The music department of Thames Valley University is almost exclusively Mac based.
"We must have at least 50 Power Mac G5s in the Music Department alone," Senior Lecturer in Music Technology Richard Liggins told Apple. "They are mostly 2GHz machines, with 2GB RAM and dual 250GB hard drives, plus 19-inch TFT displays. We still have some older G4s as well as some newer dual-processor systems – but all of these are set to be upgraded to G5s later in the summer".
All the Macs run both Logic Pro and Digidesign Pro Tools and some also run Cubase. Liggins said: "Logic Pro 7 is a very sophisticated, open-ended package. You have everything you need in one program - audio editing for music, MIDI, synthesizer, sampling. And because all the elements are of such a high quality, the students can do all their assignments in one program."

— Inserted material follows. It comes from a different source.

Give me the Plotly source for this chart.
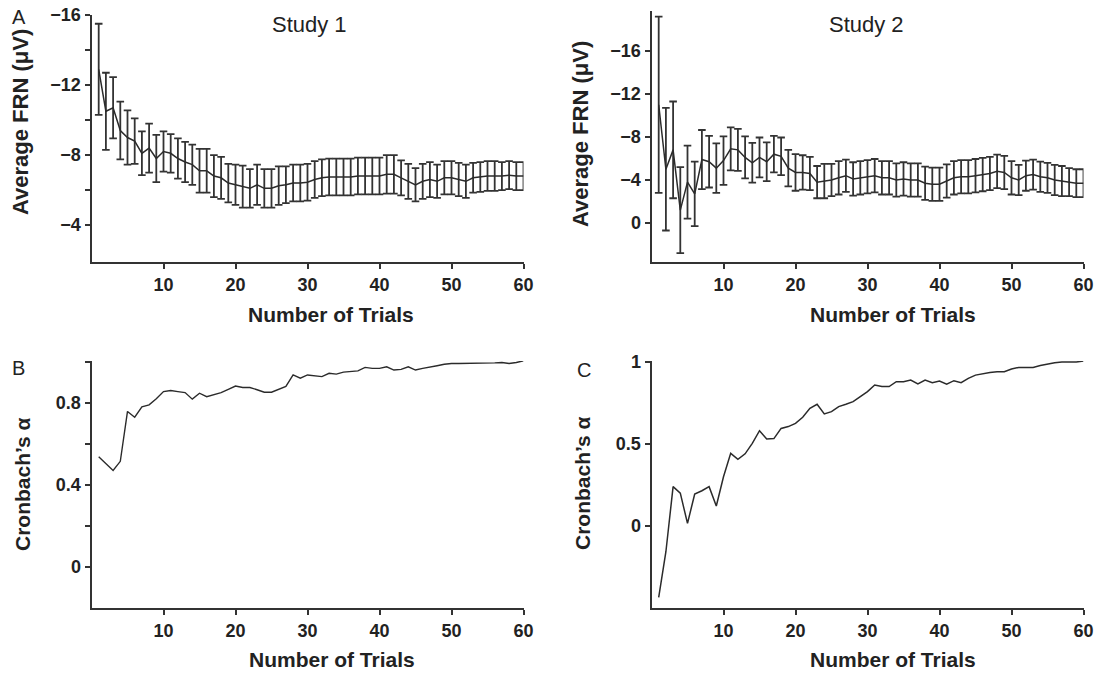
import plotly.graph_objects as go

W, H = 1100, 674

trials = list(range(1, 61))

# Study 1: average FRN (µV) and error half-width
frn1_mean = [-12.9, -10.5, -10.7, -9.4, -9.0, -8.8, -8.1, -8.4, -7.8, -8.2,
             -8.1, -7.8, -7.6, -7.45, -7.1, -7.1, -6.8, -6.7, -6.4, -6.3,
             -6.2, -6.1, -6.3, -6.1, -6.1, -6.25, -6.3, -6.4, -6.4, -6.45,
             -6.6, -6.7, -6.75, -6.75, -6.75, -6.75, -6.8, -6.8, -6.8, -6.8,
             -6.9, -6.9, -6.7, -6.5, -6.3, -6.5, -6.6, -6.5, -6.7, -6.7,
             -6.6, -6.5, -6.7, -6.75, -6.8, -6.8, -6.8, -6.85, -6.8, -6.8]
frn1_err = [2.6, 2.2, 1.75, 1.65, 1.55, 1.3, 1.25, 1.4, 1.35, 1.15,
            1.1, 1.15, 1.15, 1.15, 1.25, 1.25, 1.2, 1.2, 1.1, 1.15,
            1.2, 1.1, 1.15, 1.1, 1.1, 1.1, 1.05, 1.05, 1.05, 1.05,
            1.05, 1.05, 1.05, 1.05, 1.05, 1.05, 1.05, 1.05, 1.05, 1.05,
            1.1, 1.1, 1.0, 1.0, 0.95, 1.0, 1.0, 0.95, 0.95, 0.95,
            0.95, 0.95, 0.85, 0.85, 0.85, 0.85, 0.8, 0.8, 0.8, 0.8]

# Study 2: average FRN (µV) and error half-width
frn2_mean = [-11.0, -5.0, -6.8, -1.2, -3.8, -2.7, -5.9, -5.7, -5.1, -5.8,
             -6.9, -6.8, -6.1, -5.6, -6.1, -5.7, -6.4, -6.2, -5.1, -4.7,
             -4.7, -4.6, -3.8, -3.9, -4.0, -4.2, -4.4, -4.1, -4.2, -4.3,
             -4.4, -4.2, -4.2, -4.0, -4.1, -4.0, -4.0, -3.7, -3.6, -3.6,
             -3.9, -4.2, -4.3, -4.3, -4.4, -4.5, -4.6, -4.8, -4.7, -4.2,
             -4.0, -4.4, -4.5, -4.3, -4.2, -4.0, -3.9, -3.8, -3.7, -3.7]
frn2_err = [8.2, 5.7, 4.5, 4.0, 3.4, 3.0, 2.75, 2.4, 2.3, 2.25,
            2.0, 1.95, 1.95, 1.85, 1.85, 1.8, 1.7, 1.75, 1.7, 1.7,
            1.6, 1.55, 1.5, 1.6, 1.5, 1.55, 1.5, 1.55, 1.55, 1.55,
            1.55, 1.55, 1.55, 1.55, 1.55, 1.55, 1.55, 1.55, 1.55, 1.55,
            1.55, 1.55, 1.55, 1.55, 1.55, 1.55, 1.55, 1.55, 1.55, 1.55,
            1.4, 1.4, 1.4, 1.4, 1.4, 1.4, 1.4, 1.3, 1.3, 1.3]

# Cronbach's alpha
alpha1 = [0.537, 0.504, 0.47, 0.515, 0.758, 0.73, 0.78, 0.79, 0.82, 0.855,
          0.86, 0.855, 0.85, 0.818, 0.847, 0.83, 0.84, 0.85, 0.866, 0.882,
          0.875, 0.875, 0.864, 0.852, 0.852, 0.866, 0.88, 0.936, 0.92, 0.936,
          0.933, 0.928, 0.944, 0.94, 0.95, 0.953, 0.956, 0.973, 0.968, 0.968,
          0.976, 0.96, 0.963, 0.976, 0.96, 0.968, 0.976, 0.981, 0.988, 0.992,
          0.992, 0.992, 0.993, 0.994, 0.994, 0.995, 0.997, 0.992, 0.997, 1.005]
alpha2 = [-0.435, -0.157, 0.24, 0.2, 0.016, 0.195, 0.215, 0.24, 0.122, 0.3,
          0.443, 0.406, 0.44, 0.504, 0.581, 0.53, 0.533, 0.595, 0.606, 0.626,
          0.663, 0.717, 0.742, 0.683, 0.697, 0.728, 0.742, 0.758, 0.789, 0.819,
          0.86, 0.85, 0.85, 0.88, 0.88, 0.89, 0.866, 0.89, 0.874, 0.884,
          0.864, 0.886, 0.874, 0.9, 0.92, 0.93, 0.936, 0.94, 0.94, 0.957,
          0.967, 0.967, 0.967, 0.978, 0.988, 0.995, 1.0, 1.0, 1.0, 1.006]

x_ticks = [10, 20, 30, 40, 50, 60]
frn1_ticks = [-16, -14, -12, -10, -8, -6, -4]
frn1_ticktext = ["\u221216", "", "\u221212", "", "\u22128", "", "\u22124"]
frn2_ticks = [-16, -12, -8, -4, 0]
frn2_ticktext = ["\u221216", "\u221212", "\u22128", "\u22124", "0"]
a1_ticks = [0, 0.2, 0.4, 0.6, 0.8, 1.0]
a1_ticktext = ["0", "", "0.4", "", "0.8", ""]
a2_ticks = [0, 0.5, 1]
a2_ticktext = ["0", "0.5", "1"]

FONT = "Liberation Sans, Arial, sans-serif"
INK = "#2b2b2b"
AX = "#333333"


def px_x(a, b):
    return [a / W, b / W]


def px_y(top, bottom):
    return [1 - bottom / H, 1 - top / H]


fig = go.Figure()

fig.add_trace(go.Scatter(
    x=trials, y=frn1_mean, mode="lines", xaxis="x", yaxis="y",
    line=dict(color=INK, width=1.5),
    error_y=dict(type="data", array=frn1_err, visible=True,
                 color=AX, thickness=1.8, width=3.8),
    showlegend=False))
fig.add_trace(go.Scatter(
    x=trials, y=frn2_mean, mode="lines", xaxis="x2", yaxis="y2",
    line=dict(color=INK, width=1.5),
    error_y=dict(type="data", array=frn2_err, visible=True,
                 color=AX, thickness=1.8, width=3.8),
    showlegend=False))
fig.add_trace(go.Scatter(
    x=trials, y=alpha1, mode="lines", xaxis="x3", yaxis="y3",
    line=dict(color=INK, width=1.4), showlegend=False))
fig.add_trace(go.Scatter(
    x=trials, y=alpha2, mode="lines", xaxis="x4", yaxis="y4",
    line=dict(color=INK, width=1.5), showlegend=False))

tickfont = dict(family=FONT, size=18, color="#222", weight="bold")


def xax(domain, anchor):
    return dict(domain=domain, anchor=anchor, range=[0, 60], tickvals=x_ticks,
                showline=True, linewidth=2, linecolor=AX, showgrid=False,
                zeroline=False, ticks="outside", ticklen=5, tickwidth=2,
                tickcolor=AX, tickfont=tickfont, automargin=False)


def yax(domain, anchor, rng, tv, tt):
    return dict(domain=domain, anchor=anchor, range=rng, tickvals=tv,
                ticktext=tt, showline=True, linewidth=2, linecolor=AX,
                showgrid=False, zeroline=False, ticks="outside", ticklen=5,
                tickwidth=2, tickcolor=AX, tickfont=tickfont, automargin=False)


xl1 = px_x(91.5, 523.5)
xl2 = px_x(651.5, 1083.5)

fig.update_layout(
    width=W, height=H,
    margin=dict(l=0, r=0, t=0, b=0, pad=0),
    paper_bgcolor="white", plot_bgcolor="white",
    xaxis=xax(xl1, "y"),
    yaxis=yax(px_y(15, 262), "x", [-1.89, -16.0], frn1_ticks, frn1_ticktext),
    xaxis2=xax(xl2, "y2"),
    yaxis2=yax(px_y(11, 262), "x2", [3.63, -19.72], frn2_ticks, frn2_ticktext),
    xaxis3=xax(xl1, "y3"),
    yaxis3=yax(px_y(361, 608), "x3", [-0.2, 1.004], a1_ticks, a1_ticktext),
    xaxis4=xax(xl2, "y4"),
    yaxis4=yax(px_y(361, 608), "x4", [-0.5, 1.006], a2_ticks, a2_ticktext),
)


def ann(text, cx, cy, size, bold=False, angle=0):
    fig.add_annotation(
        text=text, x=cx / W, y=1 - cy / H, xref="paper", yref="paper",
        xanchor="center", yanchor="middle", showarrow=False, textangle=angle,
        font=dict(family=FONT, size=size, color="#222",
                  weight="bold" if bold else "normal"))


# panel titles and letters
ann("Study 1", 309, 24, 22)
ann("Study 2", 866, 24, 22)
ann("A", 19, 17, 20)
ann("B", 18, 368, 20)
ann("C", 584, 370, 20)

# axis titles
ann("Number of Trials", 331, 314, 21, bold=True)
ann("Number of Trials", 893, 314, 21, bold=True)
ann("Number of Trials", 332, 659, 21, bold=True)
ann("Number of Trials", 893, 659, 21, bold=True)
ann("Average FRN (\u03bcV)", 20, 122, 22, bold=True, angle=-90)
ann("Average FRN (\u03bcV)", 580, 134, 22, bold=True, angle=-90)
ann("Cronbach\u2019s \u03b1", 22, 484, 21, bold=True, angle=-90)
ann("Cronbach\u2019s \u03b1", 582, 483, 21, bold=True, angle=-90)

fig.write_html(
    "out.html",
    config={"displayModeBar": False},
    post_script="document.body.style.margin='0px';"
                "document.body.style.overflow='hidden';")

It wasn't always this way though. When Liggins joined the Music Department he had to fight to work on a Mac. "I already knew the Mac platform was the best one for music from my work in the industry", he told Apple. "This was back in 1993/94 so there were still a lot of Atari systems and 24-track machines out there. MIDI had also come to the fore. But the Mac OS was already more powerful and flexible than anything else available; it didn’t devote half its resources to creative work and half to administering itself, like some computers”.
"It’s crucial that our students get to work on the same systems as the professionals, and that means working on Macs," he said.